Cuando nos planteamos la huida de la realidad estamos cometiendo un error. ¿Qué es la realidad? Los sueños y las fantasías también son realidad, y no solamente lo son sino que determinan lo que llamamos rea-lidad. Por ejemplo, esta botella (Millás señala una botella de agua mineral  que hay sobre la mesa) antes de convertirse en un objeto material, diga-mos real, tuvo que ser un fantasma en la cabeza de quien la diseñó. Alguien tuvo que imaginarla o no habría llegado al mundo real. Todo lo que pasa por la cabeza llega tarde o temprano a la realidad y todo lo que está en la realidad es porque ha pasado antes por la cabeza. Poner una barrera excesiva entre los sueños y la vigilia, los delirios y la razón, es un error, el resultado del miedo a enfrentarnos a esa zona de nosotros que es más oscura, menos conocida y más inquietante, pero también muchísimo más divertida.
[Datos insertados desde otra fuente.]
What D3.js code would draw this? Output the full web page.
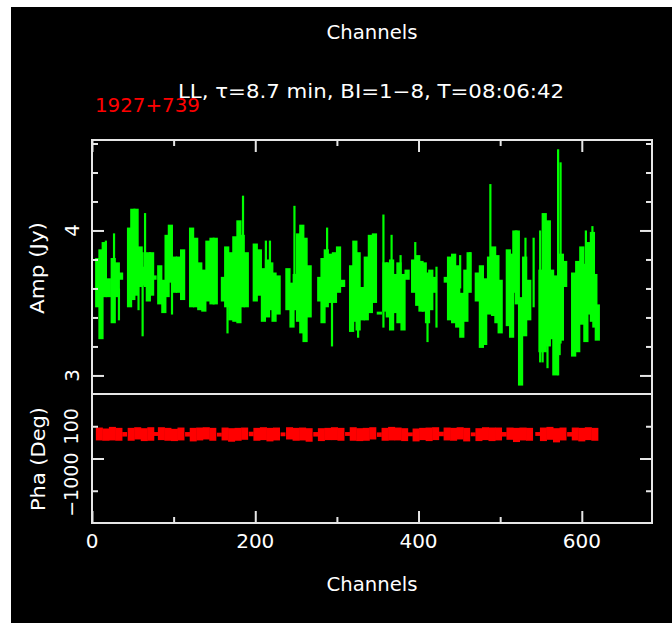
<!DOCTYPE html>
<html>
<head>
<meta charset="utf-8">
<script src="https://cdn.jsdelivr.net/npm/d3@7"></script>
<style>
  body { margin: 0; background: #fff; }
  svg { display: block; }
  text { font-family: "DejaVu Sans", sans-serif; fill: #fff; }
</style>
</head>
<body>
<svg id="chart" width="672" height="623"></svg>
<script>
// amplitude in blocks of ~5 channels (thick part of the error bars)
const blockChan = [7, 11, 15, 20, 26, 31, 35,
  46, 50, 54, 59, 64, 69, 73, 76,
  83, 88, 92, 96, 101, 106, 111,
  122, 127, 132, 137, 142, 147, 151,
  161, 165, 170, 175, 180, 184, 189,
  200, 205, 210, 215, 219, 223, 228,
  240, 245, 249, 253, 257, 261, 266,
  279, 283, 287, 292, 297, 302, 307,
  318, 322, 326, 331, 336, 341, 346, 352,
  359, 363, 367, 372, 376, 381, 386,
  394, 399, 403, 407, 411, 415, 419,
  434, 438, 443, 448, 453, 458, 462,
  472, 477, 481, 487, 492, 496, 500,
  510, 514, 518, 521, 525, 530, 535,
  550, 554, 559, 563, 567, 571, 575, 579,
  590, 595, 600, 605, 609, 613, 616, 619];
const blockLo = [3.47, 3.25, 3.54, 3.54, 3.36, 3.54, 3.66,
  3.47, 3.52, 3.55, 3.61, 3.62, 3.51, 3.55, 3.66,
  3.49, 3.43, 3.54, 3.64, 3.57, 3.57, 3.52,
  3.47, 3.47, 3.45, 3.44, 3.51, 3.49, 3.49,
  3.51, 3.47, 3.38, 3.37, 3.36, 3.47, 3.47,
  3.51, 3.55, 3.37, 3.40, 3.45, 3.37, 3.42,
  3.45, 3.33, 3.45, 3.37, 3.29, 3.23, 3.40,
  3.51, 3.36, 3.47, 3.50, 3.50, 3.57, 3.61,
  3.30, 3.37, 3.31, 3.38, 3.38, 3.43, 3.50, 3.42,
  3.44, 3.40, 3.31, 3.43, 3.36, 3.31, 3.66,
  3.57, 3.48, 3.44, 3.44, 3.36, 3.45, 3.57,
  3.64, 3.38, 3.36, 3.33, 3.26, 3.37, 3.57,
  3.51, 3.19, 3.21, 3.42, 3.41, 3.36, 3.29,
  3.34, 3.26, 3.57, 3.49, 2.93, 3.27, 3.38,
  3.16, 3.16, 3.20, 3.25, 3.00, 3.14, 3.24, 3.61,
  3.13, 3.16, 3.35, 3.23, 3.42, 3.37, 3.33, 3.24];
const blockHi = [3.81, 3.87, 3.92, 3.67, 3.81, 3.78, 3.71,
  4.02, 4.15, 4.15, 3.89, 3.75, 3.85, 3.85, 3.69,
  3.76, 3.66, 3.97, 4.04, 3.82, 3.82, 3.87,
  4.02, 3.95, 3.78, 3.73, 3.93, 3.95, 3.95,
  3.68, 3.89, 3.85, 3.96, 4.07, 3.97, 3.85,
  3.91, 3.87, 3.74, 3.80, 3.78, 3.71, 3.69,
  3.74, 3.64, 3.70, 3.98, 4.04, 3.95, 3.76,
  3.68, 3.81, 3.87, 3.84, 3.85, 3.89, 3.66,
  3.76, 3.93, 3.85, 3.61, 3.82, 3.97, 3.98, 3.44,
  3.78, 3.78, 3.80, 3.70, 3.78, 3.70, 3.73,
  3.80, 3.83, 3.79, 3.78, 3.71, 3.73, 3.68,
  3.68, 3.82, 3.84, 3.76, 3.57, 3.73, 3.85,
  3.71, 3.76, 3.67, 3.82, 3.89, 3.83, 3.66,
  3.87, 3.84, 4.00, 4.00, 3.54, 3.82, 3.66,
  3.73, 4.12, 4.07, 3.73, 3.69, 3.66, 3.84, 3.79,
  3.71, 3.79, 3.89, 3.77, 3.92, 3.99, 3.70, 3.49];

// single channels whose error bars stick out of the blocks
const spikeChan = [17, 27, 33, 57, 62, 65, 98, 166, 185, 213, 218, 248, 288, 294, 326,
  357, 367, 378, 396, 411, 422, 451, 463, 488, 531, 541, 549, 552, 558, 571, 574, 605, 613];
const spikeLo = [3.55, 3.45, 3.38, 3.45, 3.27, 3.61, 3.42, 3.29, 3.60, 3.60, 3.60, 3.55, 3.60, 3.20, 3.26,
  3.33, 3.70, 3.60, 3.70, 3.23, 3.33, 3.60, 3.70, 3.60, 3.60, 3.47, 3.09, 3.09, 3.05, 3.00, 3.22, 3.50, 3.60];
const spikeHi = [3.93, 3.98, 3.60, 3.70, 3.85, 4.12, 3.70, 3.50, 4.24, 3.93, 3.93, 4.17, 4.02, 3.55, 3.40,
  4.11, 3.97, 3.83, 3.92, 3.40, 3.75, 3.83, 3.85, 4.32, 3.95, 3.95, 4.00, 3.50, 3.40, 4.56, 4.47, 4.00, 4.03];

// phase, in bins of 8 channels
const phaseChan = [9, 17, 25, 33, 48, 56, 64, 72, 85, 93, 101, 109, 124, 132, 140, 148,
  163, 171, 179, 187, 202, 210, 218, 226, 242, 250, 258, 266, 281, 289, 297, 305,
  320, 328, 336, 344, 359, 367, 375, 383, 397, 405, 413, 421, 435, 443, 451, 459,
  474, 482, 490, 498, 512, 520, 528, 536, 553, 561, 569, 577, 592, 600, 608, 616];
const phaseVal = [76, 74, 77, 75, 75, 78, 74, 76, 77, 75, 73, 76, 74, 76, 78, 75,
  76, 73, 75, 77, 75, 77, 74, 76, 78, 75, 76, 73, 74, 76, 77, 75,
  76, 74, 75, 78, 75, 77, 76, 74, 73, 76, 75, 77, 76, 75, 78, 74,
  74, 77, 75, 76, 77, 73, 76, 75, 75, 78, 72, 76, 76, 74, 77, 75];
const phaseErr = [20, 19, 21, 20, 20, 19, 20, 21, 20, 20, 19, 20, 21, 20, 19, 20,
  20, 21, 20, 19, 20, 20, 21, 20, 19, 20, 20, 21, 20, 19, 20, 20,
  21, 20, 20, 19, 20, 21, 20, 20, 20, 19, 21, 20, 20, 20, 19, 21,
  20, 20, 21, 20, 19, 22, 20, 20, 21, 20, 22, 20, 20, 21, 20, 20];
// the narrow phase points between the sub-bands
const phaseGapChan = [40, 78, 117, 156, 195, 234, 274, 313, 352, 390, 428, 467, 505, 546, 585];
const phaseGapVal = [75, 76, 75, 74, 76, 75, 75, 76, 74, 75, 76, 75, 75, 76, 75];
const phaseGapErr = [7, 6, 7, 6, 7, 6, 7, 6, 7, 6, 7, 6, 7, 6, 7];

const xMajor = [0, 200, 400, 600];
const xMinor = [100, 300, 500];
const ampMajor = [3, 4];
const ampMinor = [3.2, 3.4, 3.6, 3.8, 4.2, 4.4, 4.6];
const phaMajor = [0];
const phaMinor = [-100, 100];
const phaLabels = [-100, 0, 100];

const FRAME = "#e6e6e6";
const svg = d3.select("#chart");

svg.append("rect").attr("x", 11).attr("y", 7).attr("width", 661).attr("height", 616).attr("fill", "#000");

const padL = 92, padR = 652, padT = 140, padM = 394, padB = 523;
const x = d3.scaleLinear().domain([0, 686]).range([padL, padR]);
const yAmp = d3.scaleLinear().domain([2.872, 4.624]).range([padM, padT]);
const yPha = d3.scaleLinear().domain([-200, 200]).range([padB, padM]);

const blocks = blockChan.map((c, i) => ({c: c, lo: blockLo[i], hi: blockHi[i]}));
const spikes = spikeChan.map((c, i) => ({c: c, lo: spikeLo[i], hi: spikeHi[i]}));
const phases = phaseChan.map((c, i) => ({c: c, v: phaseVal[i], e: phaseErr[i], w: 4.3}))
  .concat(phaseGapChan.map((c, i) => ({c: c, v: phaseGapVal[i], e: phaseGapErr[i], w: 3})));

// green amplitude bars
svg.append("g").selectAll("line").data(spikes).join("line")
  .attr("x1", d => x(d.c)).attr("x2", d => x(d.c))
  .attr("y1", d => yAmp(d.lo)).attr("y2", d => yAmp(d.hi))
  .attr("stroke", "#00ff00").attr("stroke-width", 2.2);
svg.append("g").selectAll("rect").data(blocks).join("rect")
  .attr("x", d => x(d.c - 3.2)).attr("width", d => x(d.c + 3.2) - x(d.c - 3.2))
  .attr("y", d => yAmp(d.hi)).attr("height", d => yAmp(d.lo) - yAmp(d.hi))
  .attr("fill", "#00ff00");

// red phase bars
svg.append("g").selectAll("rect").data(phases).join("rect")
  .attr("x", d => x(d.c - d.w)).attr("width", d => x(d.c + d.w) - x(d.c - d.w))
  .attr("y", d => yPha(d.v + d.e)).attr("height", d => yPha(d.v - d.e) - yPha(d.v + d.e))
  .attr("fill", "#ff0000");

// frame and ticks
function ticks(pos, axis, scale, values, size) {
  const g = svg.append("g").attr("transform", pos);
  g.call(axis(scale).tickValues(values).tickSize(size).tickFormat(""));
  g.select(".domain").remove();
  g.selectAll("line").attr("stroke", FRAME).attr("stroke-width", 2);
}
ticks(`translate(0,${padT})`, d3.axisBottom, x, xMajor, 12);
ticks(`translate(0,${padT})`, d3.axisBottom, x, xMinor, 6);
ticks(`translate(0,${padB})`, d3.axisTop, x, xMajor, 12);
ticks(`translate(0,${padB})`, d3.axisTop, x, xMinor, 6);
ticks(`translate(${padL},0)`, d3.axisRight, yAmp, ampMajor, 12);
ticks(`translate(${padL},0)`, d3.axisRight, yAmp, ampMinor, 6);
ticks(`translate(${padR},0)`, d3.axisLeft, yAmp, ampMajor, 12);
ticks(`translate(${padR},0)`, d3.axisLeft, yAmp, ampMinor, 6);
ticks(`translate(${padL},0)`, d3.axisRight, yPha, phaMajor, 12);
ticks(`translate(${padL},0)`, d3.axisRight, yPha, phaMinor, 6);
ticks(`translate(${padR},0)`, d3.axisLeft, yPha, phaMajor, 12);
ticks(`translate(${padR},0)`, d3.axisLeft, yPha, phaMinor, 6);

svg.append("rect").attr("x", padL).attr("y", padT).attr("width", padR - padL).attr("height", padB - padT)
  .attr("fill", "none").attr("stroke", FRAME).attr("stroke-width", 2);
svg.append("line").attr("x1", padL).attr("x2", padR).attr("y1", padM).attr("y2", padM)
  .attr("stroke", FRAME).attr("stroke-width", 2);

// tick labels
svg.append("g").selectAll("text").data(xMajor).join("text")
  .attr("x", d => x(d)).attr("y", 548).attr("text-anchor", "middle")
  .attr("font-size", 20).text(d => d);
svg.append("g").selectAll("text").data(ampMajor).join("text")
  .attr("transform", d => `translate(79,${yAmp(d)}) rotate(-90)`)
  .attr("text-anchor", "middle").attr("font-size", 20).text(d => d);
svg.append("g").selectAll("text").data(phaLabels).join("text")
  .attr("transform", d => `translate(78,${yPha(d)}) rotate(-90)`)
  .attr("text-anchor", "middle").attr("font-size", 19).text(d => d < 0 ? "\u2212" + (-d) : d);

// titles
svg.append("text").attr("x", 372).attr("y", 39).attr("text-anchor", "middle").attr("font-size", 19)
  .attr("textLength", 91).attr("lengthAdjust", "spacingAndGlyphs").text("Channels");
svg.append("text").attr("x", 372).attr("y", 591).attr("text-anchor", "middle").attr("font-size", 19)
  .attr("textLength", 91).attr("lengthAdjust", "spacingAndGlyphs").text("Channels");
svg.append("text").attr("x", 178).attr("y", 98).attr("font-size", 19)
  .attr("textLength", 386).attr("lengthAdjust", "spacingAndGlyphs")
  .text("LL, \u03c4=8.7 min, BI=1\u22128, T=08:06:42");
svg.append("text").attr("x", 95).attr("y", 112).attr("font-size", 20)
  .attr("textLength", 105).attr("lengthAdjust", "spacingAndGlyphs")
  .style("fill", "#ff0000").text("1927+739");
svg.append("text").attr("transform", "translate(44,268) rotate(-90)").attr("text-anchor", "middle")
  .attr("font-size", 19).attr("textLength", 92).attr("lengthAdjust", "spacingAndGlyphs").text("Amp (Jy)");
svg.append("text").attr("transform", "translate(45,459) rotate(-90)").attr("text-anchor", "middle")
  .attr("font-size", 19).attr("textLength", 104).attr("lengthAdjust", "spacingAndGlyphs").text("Pha (Deg)");
</script>
</body>
</html>
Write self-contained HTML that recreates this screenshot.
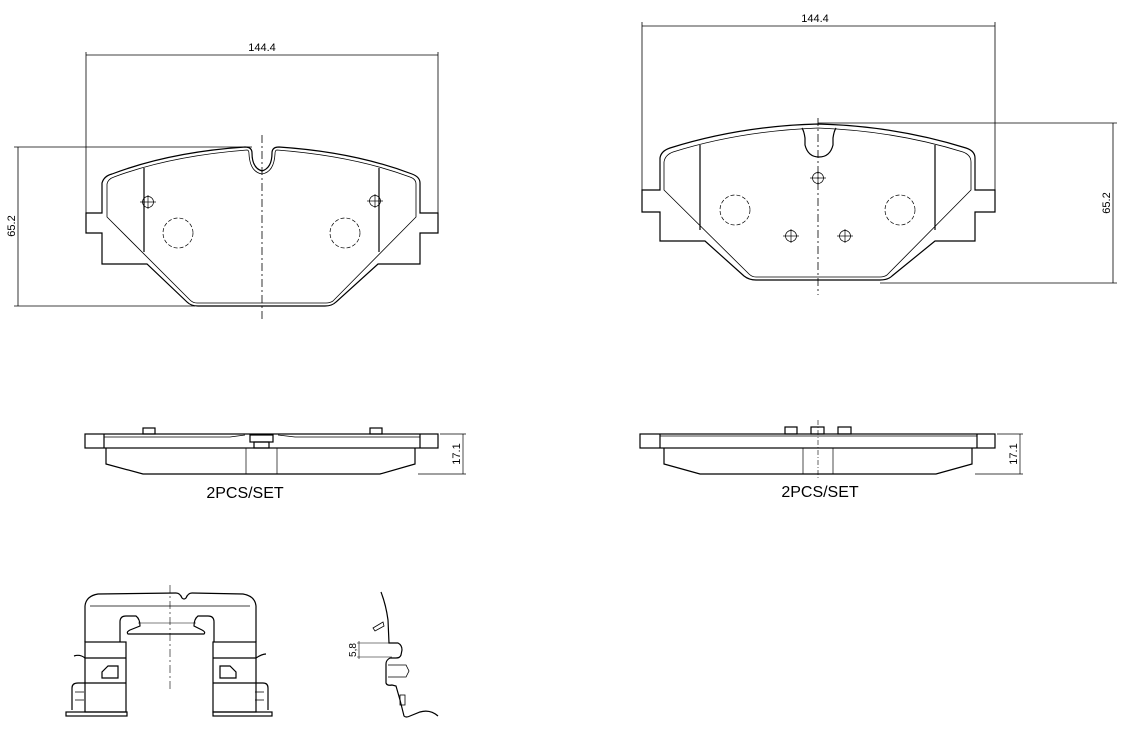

Esa idea nos recuerda otras obras suyas, como La soledad era esto.

Es una novela de esa zona de la realidad que, para verla, tenemos que ponernos en alerta y desarrollar unas capacidades especiales. Unas capacidades que tuvimos en la infancia y adolescencia para entrar en contacto con otras estancias de la realidad. Gran parte de la tarea educativa consiste en amputarnos esa capacidad, porque a profesores y padres les dan mucho miedo los niños imaginativos. Con frecuencia se les repite la frase: “pon los dos pies en la tierra”. Por lo menos déjame tener un pie en otro lado, ¿no?, que es mucho más gratificante y divertida la vida así, pero hay un miedo enorme a ese lado, que está simbolizado también en el miedo a la noche.

El sistema formativo nos adiestra mucho en el resumen y no fomenta la creatividad. ¿Es parte de ese miedo a la imaginación?

Sí. Se valora más la enseñanza donde lo que se transmite es demostrable. Si yo aprendo a dividir, me puedo ir a la cama diciendo “sé una cosa más que ayer”, pero si leo una buena novela soy más sabio que antes, pero no sabría decir por qué. En un mundo donde solo existe lo cuantificable, se carga el acento sobre disciplinas que proporcionan un saber cuantificable. Por eso, siempre que el Ministerio de Cultura se propone hacer cambios en el mundo de la enseñanza, pagan el pato las Humanidades. No saben para qué sirven, como no es cuantificable la sabiduría que nos transmite, parece que no es ninguna. Pero es mucha, y fundamental para la vida de cualquier persona.
Negar toda esa zona de nuestro ser que se alimenta con literatura, poesía, cine, arte en general, es un modo de embrutecer al ser humano.

¿Conviene un ser humano embrutecido?

Sí, sin duda sí, aunque por otro lado pienso que es muy peligroso para aquellos que creen que les conviene.

Después de treinta y cinco años publicando en distintos formatos y medios, y parafraseándole, ¿continúa usted viviendo en conflicto con las palabras?

Sí, ese conflicto es el que alimenta el deseo de seguir escribiendo. Si al acabar un libro tuviera la sensación de que ha sido perfecto, dejaría de escribir, ya estaría colmado ese deseo. Lo que nos empuja a volver a escribir es la sensación de que no hemos acertado. Cuando uno empieza a escribir, va a la búsqueda de un lenguaje propio con la única garantía de que jamás lo alcanzará. Y si lo alcanzáramos, moriríamos como escritores.